J'amorcerai ma critique d'aujourd'hui par une révélation choquante et scandaleuse (pour tout critique qui se respecte) : je n'ai pas été bouleversée, ni transportée par The Tree of Life (c'est le moment de vous indigner). Parce que, avouons-le, si un critique veut être respecté par ses pairs et autres érudits du monde du cinéma, il ne peut pas se hasarder à dénigrer le travail de Terrence Malick. Je n'irai pas jusqu'à dévaluer le réalisateur américain - c'est l'un des meilleurs techniciens du septième art - mais, comme Melancholia de Lars von Trier et The Tree of Life de Terrence Malick seront inévitablement comparés (pour les prix qu'ils ont remportés à Cannes, pour leur sujet similaire - et à la fois contraire - et pour leur aspect très contemplatif, méditatif), je me devais de préciser d'emblée que les chefs-d'oeuvre ne sont pas toujours unanimes.
Pour sa structure plus serrée, ses personnages mieux définis (quoique très symboliques) et ses images emblématiques, je crois avoir préféré la fin du monde du Von Trier au big bang de Malick (encore un endroit propice pour vous révolter contre moi). Les premières minutes de l'oeuvre (comme c'est le cas également dans The Tree of Life) sont muettes; des personnages bougent excessivement lentement au coeur d'images fixes. Des plans magnifiques et - surtout - troublants qui ne peuvent laisser personne indifférent. L'histoire - divisée en deux parties - s'enclenche officiellement par la suite. On assiste tout d'abord au mariage de Justine, une jeune femme que l'on croit d'abord simple et rieuse, mais qui se révèle profondément troublée et défaite par une existence sur Terre en laquelle elle ne croit plus. Kirsten Dunst est époustouflante. Elle mérite irrémédiablement le prix qu'on lui a attribué sur la Croisette en mai dernier. Sa complice à l'écran, Charlotte Gainsbourg, est tout aussi renversante. Son personnage, plus équilibré et rationnel que celui de Dunst, nous amène à nous identifier à lui, à partager son inqualifiable détresse.

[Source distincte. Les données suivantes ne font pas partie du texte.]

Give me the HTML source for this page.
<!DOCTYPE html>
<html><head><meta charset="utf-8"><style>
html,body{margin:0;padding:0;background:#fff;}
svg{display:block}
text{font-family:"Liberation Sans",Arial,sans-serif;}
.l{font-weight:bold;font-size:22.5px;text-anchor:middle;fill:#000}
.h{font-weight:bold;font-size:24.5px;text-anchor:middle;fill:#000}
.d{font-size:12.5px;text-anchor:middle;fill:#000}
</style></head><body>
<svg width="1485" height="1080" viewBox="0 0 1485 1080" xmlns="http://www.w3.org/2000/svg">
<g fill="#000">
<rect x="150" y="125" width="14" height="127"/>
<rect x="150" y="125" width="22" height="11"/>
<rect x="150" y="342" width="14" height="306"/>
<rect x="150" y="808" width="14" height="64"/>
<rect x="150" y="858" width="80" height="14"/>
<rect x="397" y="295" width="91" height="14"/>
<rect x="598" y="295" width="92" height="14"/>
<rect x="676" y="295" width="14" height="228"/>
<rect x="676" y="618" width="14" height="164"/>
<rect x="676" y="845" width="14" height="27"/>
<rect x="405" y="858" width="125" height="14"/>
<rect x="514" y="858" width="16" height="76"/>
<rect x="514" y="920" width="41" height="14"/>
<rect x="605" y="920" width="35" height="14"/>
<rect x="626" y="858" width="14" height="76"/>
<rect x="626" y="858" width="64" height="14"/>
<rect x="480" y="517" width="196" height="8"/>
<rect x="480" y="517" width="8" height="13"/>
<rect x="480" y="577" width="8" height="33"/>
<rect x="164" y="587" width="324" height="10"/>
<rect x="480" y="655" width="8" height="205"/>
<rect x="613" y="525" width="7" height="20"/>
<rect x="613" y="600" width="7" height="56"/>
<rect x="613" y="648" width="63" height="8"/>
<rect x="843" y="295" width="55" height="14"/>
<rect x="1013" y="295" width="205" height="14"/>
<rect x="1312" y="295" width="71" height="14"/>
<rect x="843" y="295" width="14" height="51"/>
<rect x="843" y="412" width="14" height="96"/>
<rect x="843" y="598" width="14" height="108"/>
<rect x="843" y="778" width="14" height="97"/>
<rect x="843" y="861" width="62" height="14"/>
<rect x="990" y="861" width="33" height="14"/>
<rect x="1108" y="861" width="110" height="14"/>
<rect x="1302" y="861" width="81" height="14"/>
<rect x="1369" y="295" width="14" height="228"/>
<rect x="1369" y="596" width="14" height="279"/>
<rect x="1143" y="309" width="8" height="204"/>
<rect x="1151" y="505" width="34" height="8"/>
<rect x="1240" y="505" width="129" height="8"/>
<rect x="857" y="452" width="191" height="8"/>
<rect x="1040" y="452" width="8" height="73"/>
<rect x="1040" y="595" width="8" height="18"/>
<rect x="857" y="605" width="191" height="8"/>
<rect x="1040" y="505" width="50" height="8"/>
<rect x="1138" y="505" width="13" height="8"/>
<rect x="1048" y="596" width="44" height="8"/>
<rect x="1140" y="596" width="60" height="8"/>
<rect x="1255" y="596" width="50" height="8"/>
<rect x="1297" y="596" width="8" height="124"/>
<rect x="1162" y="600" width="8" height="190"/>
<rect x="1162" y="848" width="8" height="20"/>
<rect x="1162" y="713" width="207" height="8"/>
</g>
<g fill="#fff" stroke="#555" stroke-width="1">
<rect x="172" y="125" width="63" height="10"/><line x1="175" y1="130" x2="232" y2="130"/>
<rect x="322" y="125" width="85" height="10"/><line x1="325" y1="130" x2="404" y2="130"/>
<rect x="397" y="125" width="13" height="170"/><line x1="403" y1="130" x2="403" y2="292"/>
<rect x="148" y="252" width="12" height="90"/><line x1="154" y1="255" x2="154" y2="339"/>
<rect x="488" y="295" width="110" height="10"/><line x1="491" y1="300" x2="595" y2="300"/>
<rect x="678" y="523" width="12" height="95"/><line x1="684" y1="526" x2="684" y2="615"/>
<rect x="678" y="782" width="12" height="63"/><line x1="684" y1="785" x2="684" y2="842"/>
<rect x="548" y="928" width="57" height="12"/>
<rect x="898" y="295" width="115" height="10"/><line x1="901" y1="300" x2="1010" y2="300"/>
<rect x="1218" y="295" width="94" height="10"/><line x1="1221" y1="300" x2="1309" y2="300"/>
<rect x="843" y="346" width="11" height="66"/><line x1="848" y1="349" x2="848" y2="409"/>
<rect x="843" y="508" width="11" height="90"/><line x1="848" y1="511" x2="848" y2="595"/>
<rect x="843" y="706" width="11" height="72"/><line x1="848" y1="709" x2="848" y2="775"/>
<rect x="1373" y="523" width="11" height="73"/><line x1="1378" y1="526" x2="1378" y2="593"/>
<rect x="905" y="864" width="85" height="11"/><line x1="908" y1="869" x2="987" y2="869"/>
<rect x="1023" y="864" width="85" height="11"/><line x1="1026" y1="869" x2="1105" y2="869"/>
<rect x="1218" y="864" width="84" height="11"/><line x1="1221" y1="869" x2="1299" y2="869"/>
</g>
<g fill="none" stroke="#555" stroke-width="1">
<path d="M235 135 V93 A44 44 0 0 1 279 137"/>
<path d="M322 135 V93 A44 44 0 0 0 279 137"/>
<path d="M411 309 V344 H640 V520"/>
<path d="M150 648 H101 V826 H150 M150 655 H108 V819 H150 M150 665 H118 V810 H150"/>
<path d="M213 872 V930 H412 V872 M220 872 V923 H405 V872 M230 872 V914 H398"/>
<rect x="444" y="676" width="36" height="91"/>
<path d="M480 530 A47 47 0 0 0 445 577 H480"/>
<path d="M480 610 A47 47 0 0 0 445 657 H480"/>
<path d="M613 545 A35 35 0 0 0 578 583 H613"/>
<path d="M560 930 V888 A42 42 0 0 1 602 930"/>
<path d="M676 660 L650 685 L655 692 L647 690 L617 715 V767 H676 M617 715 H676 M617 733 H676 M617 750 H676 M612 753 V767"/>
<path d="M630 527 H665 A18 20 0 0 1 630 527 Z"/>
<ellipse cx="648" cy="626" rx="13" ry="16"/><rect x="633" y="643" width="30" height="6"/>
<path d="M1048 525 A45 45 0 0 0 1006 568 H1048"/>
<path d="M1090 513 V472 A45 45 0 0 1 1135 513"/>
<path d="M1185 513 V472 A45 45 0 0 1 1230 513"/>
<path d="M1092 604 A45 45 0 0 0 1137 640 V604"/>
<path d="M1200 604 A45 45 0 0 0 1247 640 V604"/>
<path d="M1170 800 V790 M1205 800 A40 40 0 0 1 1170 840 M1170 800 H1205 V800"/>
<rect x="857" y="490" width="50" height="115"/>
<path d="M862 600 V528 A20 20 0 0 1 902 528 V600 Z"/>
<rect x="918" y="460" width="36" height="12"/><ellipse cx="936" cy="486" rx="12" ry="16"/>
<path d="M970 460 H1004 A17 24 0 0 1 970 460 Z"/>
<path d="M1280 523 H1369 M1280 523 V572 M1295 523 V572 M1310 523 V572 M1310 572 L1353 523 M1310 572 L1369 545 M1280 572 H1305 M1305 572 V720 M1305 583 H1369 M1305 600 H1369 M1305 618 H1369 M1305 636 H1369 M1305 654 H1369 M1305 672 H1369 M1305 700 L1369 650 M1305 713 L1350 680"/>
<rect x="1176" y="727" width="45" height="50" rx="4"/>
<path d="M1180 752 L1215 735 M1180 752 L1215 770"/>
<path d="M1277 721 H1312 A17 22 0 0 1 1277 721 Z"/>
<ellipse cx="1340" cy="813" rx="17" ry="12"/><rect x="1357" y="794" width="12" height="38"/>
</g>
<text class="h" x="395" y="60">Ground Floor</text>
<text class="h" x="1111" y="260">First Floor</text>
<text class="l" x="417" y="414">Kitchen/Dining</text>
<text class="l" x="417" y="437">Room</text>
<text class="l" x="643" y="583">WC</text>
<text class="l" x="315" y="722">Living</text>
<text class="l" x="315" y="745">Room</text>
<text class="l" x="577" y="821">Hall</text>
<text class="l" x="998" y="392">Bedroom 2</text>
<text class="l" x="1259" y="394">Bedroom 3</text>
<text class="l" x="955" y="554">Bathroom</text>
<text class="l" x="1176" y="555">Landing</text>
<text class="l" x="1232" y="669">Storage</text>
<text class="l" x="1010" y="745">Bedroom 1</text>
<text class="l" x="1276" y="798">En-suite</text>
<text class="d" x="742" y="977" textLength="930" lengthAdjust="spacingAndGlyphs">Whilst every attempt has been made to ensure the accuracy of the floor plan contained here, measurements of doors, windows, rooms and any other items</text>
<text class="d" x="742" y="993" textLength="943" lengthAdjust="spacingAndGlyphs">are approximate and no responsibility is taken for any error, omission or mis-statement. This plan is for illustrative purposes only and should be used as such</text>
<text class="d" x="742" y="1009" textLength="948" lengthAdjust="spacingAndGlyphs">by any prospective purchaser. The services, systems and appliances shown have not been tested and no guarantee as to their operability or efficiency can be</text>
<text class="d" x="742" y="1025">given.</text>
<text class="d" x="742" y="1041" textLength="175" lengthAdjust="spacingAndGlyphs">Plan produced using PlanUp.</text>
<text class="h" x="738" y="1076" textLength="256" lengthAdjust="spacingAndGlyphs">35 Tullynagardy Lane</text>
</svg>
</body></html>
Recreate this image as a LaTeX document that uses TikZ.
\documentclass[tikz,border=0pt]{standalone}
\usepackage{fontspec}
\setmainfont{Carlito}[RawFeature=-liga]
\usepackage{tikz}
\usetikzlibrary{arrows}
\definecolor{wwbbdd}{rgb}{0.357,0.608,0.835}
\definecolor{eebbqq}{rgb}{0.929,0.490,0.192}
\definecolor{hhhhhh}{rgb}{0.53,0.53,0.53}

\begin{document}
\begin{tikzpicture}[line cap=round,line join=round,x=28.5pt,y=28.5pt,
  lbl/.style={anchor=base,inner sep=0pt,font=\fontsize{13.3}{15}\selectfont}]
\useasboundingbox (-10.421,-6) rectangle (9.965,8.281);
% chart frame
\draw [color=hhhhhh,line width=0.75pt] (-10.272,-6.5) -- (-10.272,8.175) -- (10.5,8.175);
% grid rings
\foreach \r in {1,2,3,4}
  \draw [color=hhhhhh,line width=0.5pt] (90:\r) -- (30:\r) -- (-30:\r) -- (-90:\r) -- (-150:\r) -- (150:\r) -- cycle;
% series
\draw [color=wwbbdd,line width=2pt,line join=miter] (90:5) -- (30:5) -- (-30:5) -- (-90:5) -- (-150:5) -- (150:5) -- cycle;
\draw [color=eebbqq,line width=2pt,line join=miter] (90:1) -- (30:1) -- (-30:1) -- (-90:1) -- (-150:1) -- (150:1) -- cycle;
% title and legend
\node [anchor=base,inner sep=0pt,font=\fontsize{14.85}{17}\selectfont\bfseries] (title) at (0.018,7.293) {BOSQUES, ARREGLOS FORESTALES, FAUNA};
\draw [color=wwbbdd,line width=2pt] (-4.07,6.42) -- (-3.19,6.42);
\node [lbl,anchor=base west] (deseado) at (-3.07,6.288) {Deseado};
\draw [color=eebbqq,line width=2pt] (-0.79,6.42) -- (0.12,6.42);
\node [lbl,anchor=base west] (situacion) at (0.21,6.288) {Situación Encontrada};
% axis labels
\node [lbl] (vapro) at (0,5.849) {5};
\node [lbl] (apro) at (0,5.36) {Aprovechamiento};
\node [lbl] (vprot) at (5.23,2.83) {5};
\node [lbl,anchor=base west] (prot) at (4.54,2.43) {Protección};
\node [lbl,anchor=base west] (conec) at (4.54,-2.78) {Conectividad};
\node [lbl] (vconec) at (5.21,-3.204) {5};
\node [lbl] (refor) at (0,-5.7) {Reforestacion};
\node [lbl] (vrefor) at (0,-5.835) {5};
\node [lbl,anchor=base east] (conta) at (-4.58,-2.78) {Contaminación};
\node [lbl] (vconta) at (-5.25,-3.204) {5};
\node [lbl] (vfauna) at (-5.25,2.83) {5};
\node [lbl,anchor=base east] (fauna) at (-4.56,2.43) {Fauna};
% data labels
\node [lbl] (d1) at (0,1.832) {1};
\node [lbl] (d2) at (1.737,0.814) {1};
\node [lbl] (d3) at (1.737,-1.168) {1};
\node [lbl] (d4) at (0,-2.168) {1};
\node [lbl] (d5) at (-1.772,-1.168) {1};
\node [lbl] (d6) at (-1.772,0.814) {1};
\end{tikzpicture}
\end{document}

L'image (magnifique) où l'on voit Kirsten Dunst étendue dans l'eau dans sa robe de marié, un bouquet de fleurs à la main est inspiré d'une peinture de John Everett Millais qui représentait l'ultime instant avant la mort. Plusieurs plans fixes du film nous rappellent d'ailleurs des tableaux tant ils sont photographiques et évocateurs. La texture de l'image, parfois irréelle, et la musique classique entraînent le spectateur dans un état contemplatif. Le tremblement de la caméra joue également un rôle dans l'aspect méditatif de l'oeuvre. Il engendre une précarité supplémentaire à ce film pour le moins déstabilisant, où on est témoin de quatre réactions opposées à la fin du monde; l'insouciance, la panique, la capitalisation et l'acceptation.
Le film pourrait aisément se comparer à un poème; une oeuvre lyrique profitable qu'à ceux qui savent le décrypter et se l'approprier. Jonglant entre un onirisme obscur et un récit cohérent, Melancholia s'adresse à un public averti conscient de la dimension chimérique de la production et ses intentions idéologiques. Le long métrage ne fait définitivement pas partie des « feel good » movie que l'on choisit pour se remonter le moral, pour se détourner de nos soucis. C'est même plutôt une oeuvre qui accable et déprime, mais elle le fait avec tellement de sincérité et d'arrogance à la fois qu'on ne peut qu'être charmé et déconcerté. Melancholia nous amène, même contre notre gré, à regarder le ciel avec des yeux neufs, plus cyniques et d'autant plus mélancoliques.